Toledo pavilion boasts impressive display, also allows visitors to view glass-making process.Leonard Marty pulled a glowing glass bulb out of the fiery furnace and spun it around on a pole.

Within seconds, the glob began taking the shape of a red Christmas tree ornament. An assortment of green and red ornaments were neatly stacked in a box.

For Marty, a glass-making instructor at the Toledo Museum of Art, and his students, inspiration is only steps away.

The museum's new Glass Pavilion houses an impressive assortment of ancient and contemporary glass art, along with the glassblowing studio that brings a deeper appreciation of the collection.

``It's much more understandable if you see people make it,'' said Jutta-Annette Page, the museum's glass curator. ``Glass making has always been a spectator sport.''

While the studio and its flaming furnaces are at the heart of the building, the $30 million pavilion manages not to overwhelm the collection.
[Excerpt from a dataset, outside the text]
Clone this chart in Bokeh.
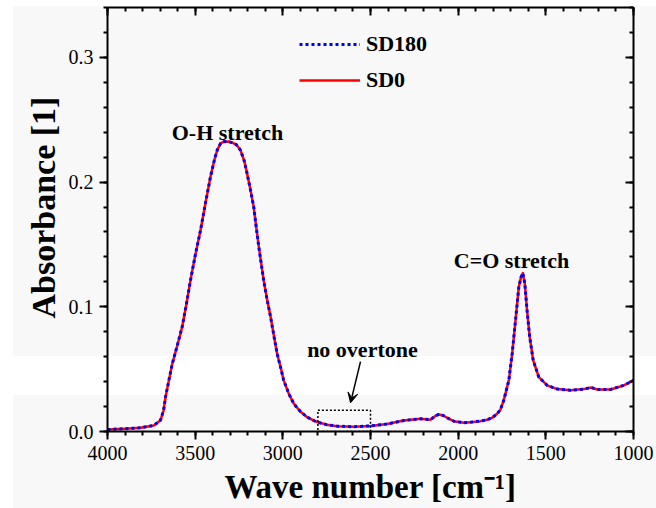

It enhances and invites.

From the outside, the single-story Glass Pavilion is sleek and uninspiring. Inside, curved glass walls flow together, gently guiding visitors from one gallery to another. Nearly all of the exterior and interior walls are glass, allowing unfiltered views of the artwork even when there are several layers of walls.

``You have the feeling you're looking through air,'' Page said.

Natural light flows through the building, changing the appearance of the building and its artwork throughout the course of the day and the seasons. Artist Dale Chihuly's 9-foot chandelier hanging near the main entrance takes on the feeling of melting ice when snow covers the ground.

Unobtrusive curtains protect the artwork from direct sunlight.

Nestled in a park, the pavilion's glass walls draw in the outside elements and a row of grand Victorian homes, including one built by Edward Drummond Libbey.

It was Libbey who brought his glass company to Toledo in 1888 and launched an industry that eventually earned the town its title of ``The Glass City,'' as it was home to several mass producers of glass bottles and windows.

Most of those glass factories are gone, although the city remains home to Libbey Inc., which makes drinking glasses, and Owens-Illinois, North America's biggest maker of glass containers.

Edward Drummond Libbey founded the art museum in 1901 and bought many of its early glass pieces, including collections of Islamic and German glass. His company's iconic Libbey Punch Bowl remains a museum favorite. Created for the 1904 World's Fair in St. Louis, the glittering piece is said to be the world's largest example of cut glass.